U.S. Supreme Court Says Tennessee Can Ban Gender-Affirming Care
The U.S. Supreme Court ruled last Wednesday to uphold a Tennessee law prohibiting the use of puberty blockers or hormones on anyone under age 18 to enable the minor to “identify with, or live as, a purported identity inconsistent with the minor’s biological sex,” or to treat the distress such people feel from the conflict between their biological sex and asserted identity.
Three minors, their parent, and a doctor had contested the law, arguing that it violated the U.S. Constitution’s Equal Protection Clause – that is, similarly situated people deserve the same protection under the law. Tennessee law bans the use of puberty blockers and hormones for transgender youth, but allows their use in others use for different purposes.

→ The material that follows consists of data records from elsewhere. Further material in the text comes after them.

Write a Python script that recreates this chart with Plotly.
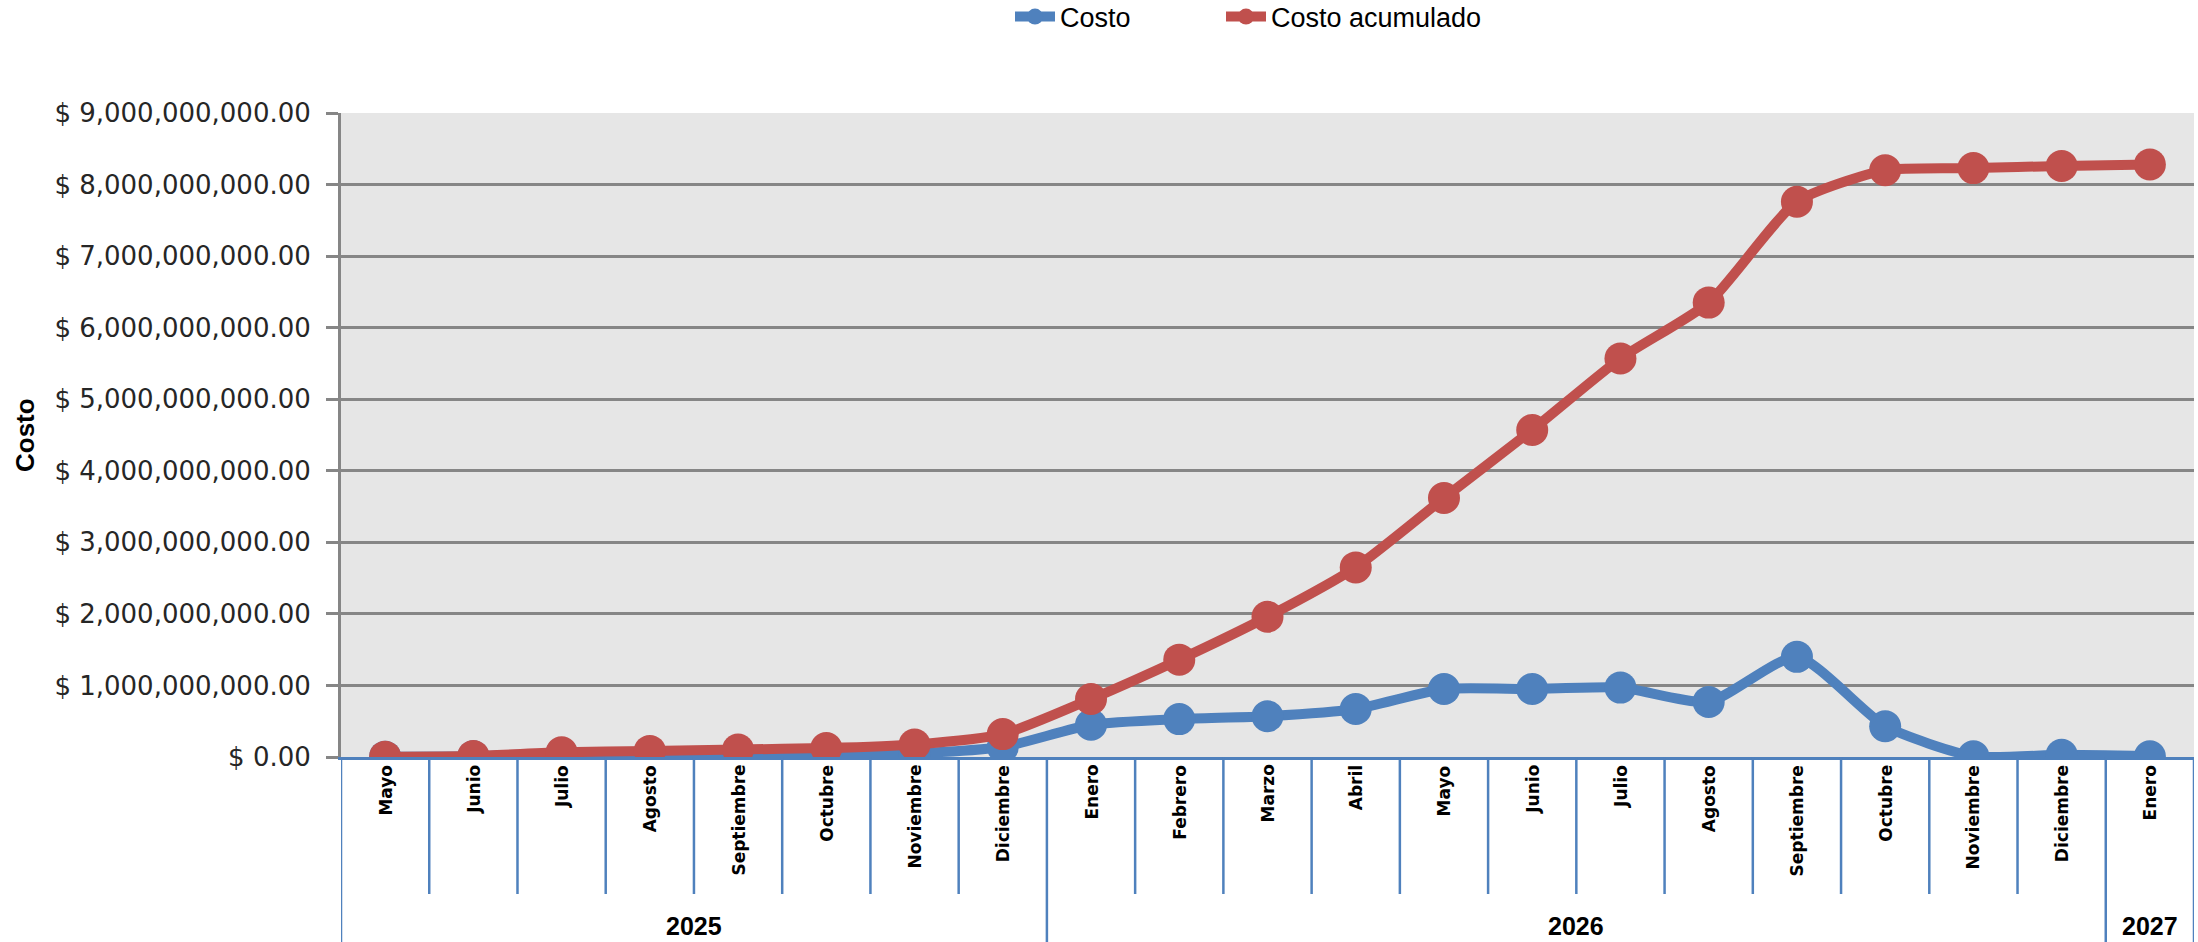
import plotly.graph_objects as go

months = ["Mayo", "Junio", "Julio", "Agosto", "Septiembre", "Octubre", "Noviembre",
          "Diciembre", "Enero", "Febrero", "Marzo", "Abril", "Mayo", "Junio", "Julio",
          "Agosto", "Septiembre", "Octubre", "Noviembre", "Diciembre", "Enero"]
year_labels = ["2025", "2026", "2027"]
year_counts = [8, 12, 1]

costo = [5e6, 10e6, 50e6, 20e6, 20e6, 20e6, 50e6, 140e6, 450e6, 530e6, 570e6,
         670e6, 950e6, 950e6, 970e6, 770e6, 1400e6, 430e6, 10e6, 30e6, 10e6]
costo_acumulado = [5e6, 15e6, 65e6, 85e6, 105e6, 125e6, 175e6, 320e6, 810e6, 1360e6,
                   1960e6, 2650e6, 3620e6, 4570e6, 5570e6, 6350e6, 7760e6, 8200e6,
                   8230e6, 8260e6, 8280e6]

y_ticks = [0, 1e9, 2e9, 3e9, 4e9, 5e9, 6e9, 7e9, 8e9, 9e9]
y_tick_labels = ["$ 0.00", "$ 1,000,000,000.00", "$ 2,000,000,000.00",
                 "$ 3,000,000,000.00", "$ 4,000,000,000.00", "$ 5,000,000,000.00",
                 "$ 6,000,000,000.00", "$ 7,000,000,000.00", "$ 8,000,000,000.00",
                 "$ 9,000,000,000.00"]

BLUE = "#4F81BD"
RED = "#C0504D"
W, H = 2198, 942
L, R, T, B = 341, 4, 113, 185
ph = H - T - B
pw = W - L - R
NARROW = "Liberation Sans Narrow, Liberation Sans, Arial Narrow"

x = list(range(len(months)))

fig = go.Figure()
fig.add_trace(go.Scatter(x=x, y=costo, name="Costo", mode="lines+markers",
                         line=dict(color=BLUE, width=10, shape="spline", smoothing=0.6),
                         marker=dict(color=BLUE, size=32), legend="legend"))
fig.add_trace(go.Scatter(x=x, y=costo_acumulado, name="Costo acumulado", mode="lines+markers",
                         line=dict(color=RED, width=10, shape="spline", smoothing=0.6),
                         marker=dict(color=RED, size=32), legend="legend2"))

def py(Y):
    return -(Y - (H - B)) / ph

shapes = []
annotations = []
n = len(months)
bounds = [-0.5]
acc = -0.5
for c in year_counts:
    acc += c
    bounds.append(acc)
for i in range(n + 1):
    xb = i - 0.5
    full = any(abs(xb - b) < 1e-9 for b in bounds)
    shapes.append(dict(type="line", xref="x", yref="paper", x0=xb, x1=xb,
                       y0=0, y1=py(945 if full else 894),
                       line=dict(color=BLUE, width=2.5)))
for i, m in enumerate(months):
    annotations.append(dict(x=i, y=py(763), xref="x", yref="paper", text=m,
                            textangle=-90, showarrow=False, xanchor="center", yanchor="top",
                            font=dict(family="DejaVu Sans", size=17, color="#000000",
                                      weight="bold")))
for k, yl in enumerate(year_labels):
    cx = (bounds[k] + bounds[k + 1]) / 2
    annotations.append(dict(x=cx, y=py(926), xref="x", yref="paper", text=yl,
                            showarrow=False, xanchor="center", yanchor="middle",
                            font=dict(family=NARROW, size=25, color="#000000",
                                      weight="bold")))
annotations.append(dict(x=(25 - L) / pw, y=py(435), xref="paper", yref="paper",
                        text="Costo", textangle=-90, showarrow=False,
                        xanchor="center", yanchor="middle",
                        font=dict(family=NARROW, size=26, color="#000000", weight="bold")))

legend_common = dict(orientation="h", y=py(17), xanchor="left", yanchor="middle",
                     font=dict(family=NARROW, size=27, color="#000000"),
                     itemwidth=40, bgcolor="rgba(0,0,0,0)")

fig.update_layout(
    width=W, height=H,
    margin=dict(l=L, r=R, t=T, b=B, autoexpand=False),
    paper_bgcolor="#FFFFFF",
    plot_bgcolor="#E6E6E6",
    showlegend=True,
    legend=dict(x=(1010 - L) / pw, **legend_common),
    legend2=dict(x=(1221 - L) / pw, **legend_common),
    xaxis=dict(range=[-0.5, n - 0.5], showticklabels=False, showgrid=False,
               zeroline=False, showline=True, linecolor=BLUE, linewidth=2.5,
               ticks=""),
    yaxis=dict(range=[0, 9e9], tickvals=y_ticks, ticktext=y_tick_labels,
               showgrid=True, gridcolor="#868686", gridwidth=2.5,
               zeroline=False, showline=True, linecolor="#868686", linewidth=3,
               ticks="outside", ticklen=12, tickcolor="#868686", tickwidth=2.5,
               tickfont=dict(family="DejaVu Sans", size=26, color="#262626"),
               ticklabelstandoff=10),
    shapes=shapes,
    annotations=annotations,
)

fig.write_html("out.html")
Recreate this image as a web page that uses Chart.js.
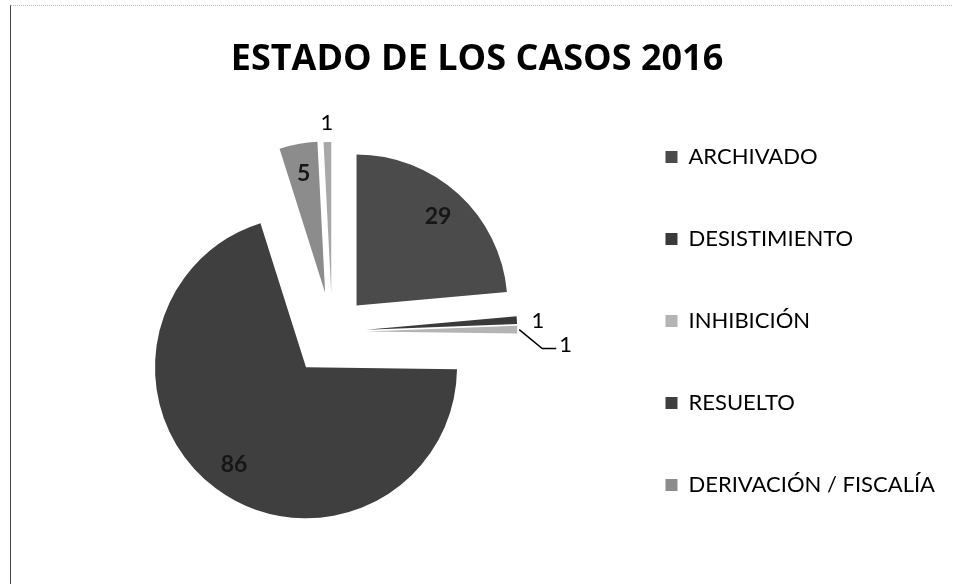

The court’s decision does not affect states such as Massachusetts that do not ban gender-affirming care, but does set a precedent of sorts for the 27 states across the U.S. that have such bans in place. The Supreme Court decision, however, was narrowly focused on the equal protection issue, while bans in some other states are being challenged in the courts on the basis of other legal issues. Elements of the reconciliation bill now being debated in Congress would ban the use of Medicaid funds for gender-affirming care
In the Massachusetts Senate’s supplemental budget passed last week (see story above), the chamber approved an amendment allowing pharmacies to distribute pharmaceuticals for gender-affirming care during declared public health emergencies. As reported in State House News, the sponsor of that amendment, Julian Cyr (D-Truro), cited the Supreme Court decision, adding, “Gender-affirming care medications are being banned in states across the country. These are the same medications trans people rely on to live safely and authentically. Just as mifepristone became the next target after [the court overturned] Roe [v. Wade], gender-affirming medications will be the next to come.”